Levitation of superconducting micro-rings for quantum magnetomechanics

TL;DR

This paper demonstrates that superconducting micro-rings can be levitated using magnetic fields, offering advantages like reduced mass and enhanced control, with a theoretical framework for their stability and trapping characteristics.

Contribution

It introduces a novel theoretical framework for levitating superconducting rings in magnetic fields, highlighting benefits over solid geometries and analyzing stability conditions.

Findings

Superconducting rings can be levitated with comparable forces to solid objects.

Trapped flux provides additional control over the levitation system.

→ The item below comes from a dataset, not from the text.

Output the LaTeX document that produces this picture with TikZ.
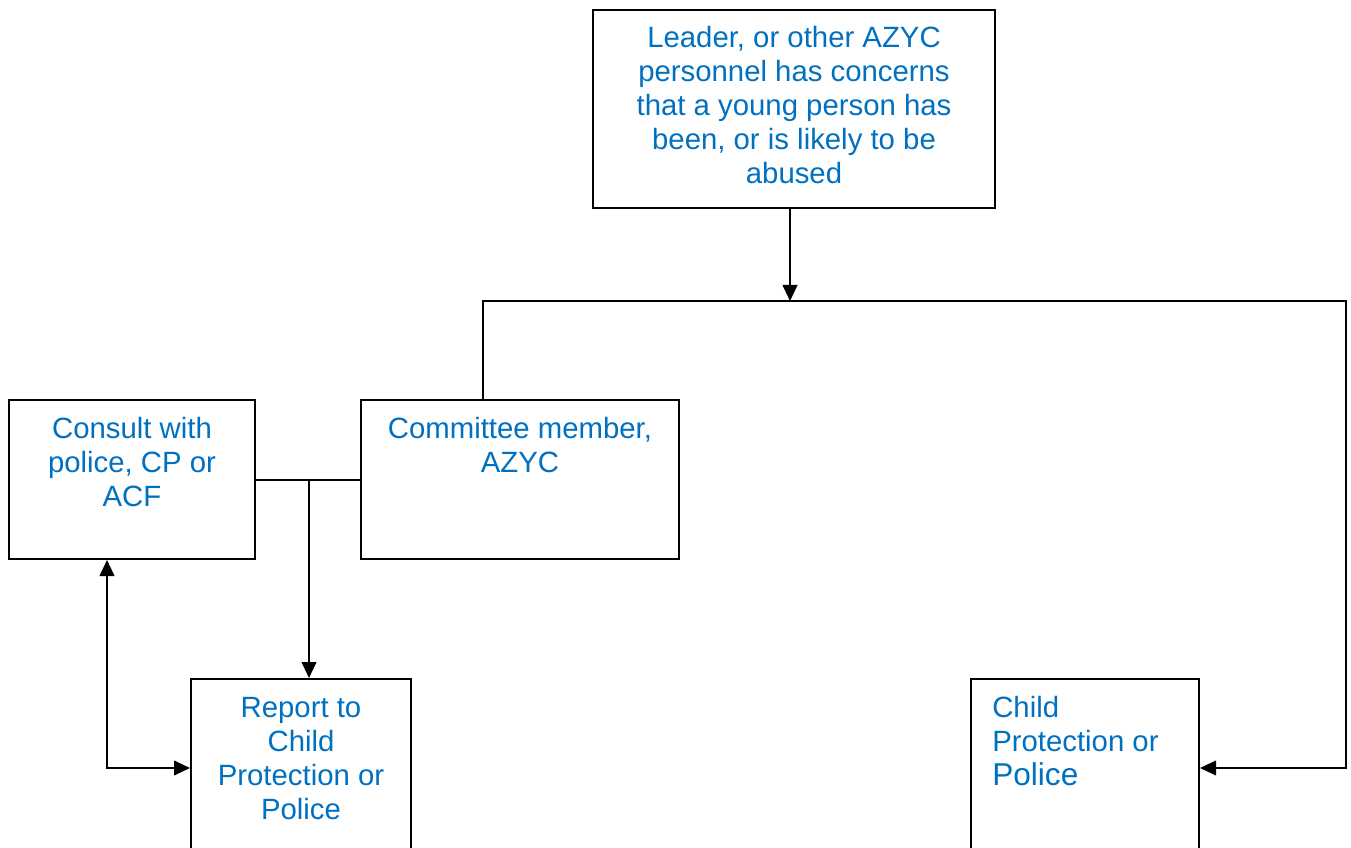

Stability in all degrees of freedom requires specific structural considerations.

Abstract

Levitation of superconductors is becoming an important building block in quantum technologies, particularly in the rising field of magnetomechanics. In most of the theoretical proposals and experiments, solid geometries such as spheres are considered for the levitator. Here we demonstrate that replacing them by superconducting rings brings two important advantages: Firstly, the forces acting on the ring remain comparable to those expected for solid objects, while the mass of the superconductor is greatly reduced. In turn, this reduction increases the achievable trap frequency. Secondly, the flux trapped in the ring by in-field cooling yields an additional degree of control for the system. We construct a general theoretical framework with which we obtain analytical formulations for a superconducting ring levitating in an anti-Helmholtz quadrupole field and a dipole field, for both zero-field and in-field cooling. The positions and the trapping frequencies of the levitated rings are analytically found as a function of the parameters of the system and the field applied during the cooling process. Unlike what is commonly observed in bulk superconductors, lateral and rotational stability are not granted for this idealized geometry. We therefore discuss the requirements for simple superconducting structures to achieve stability in all degrees of freedom.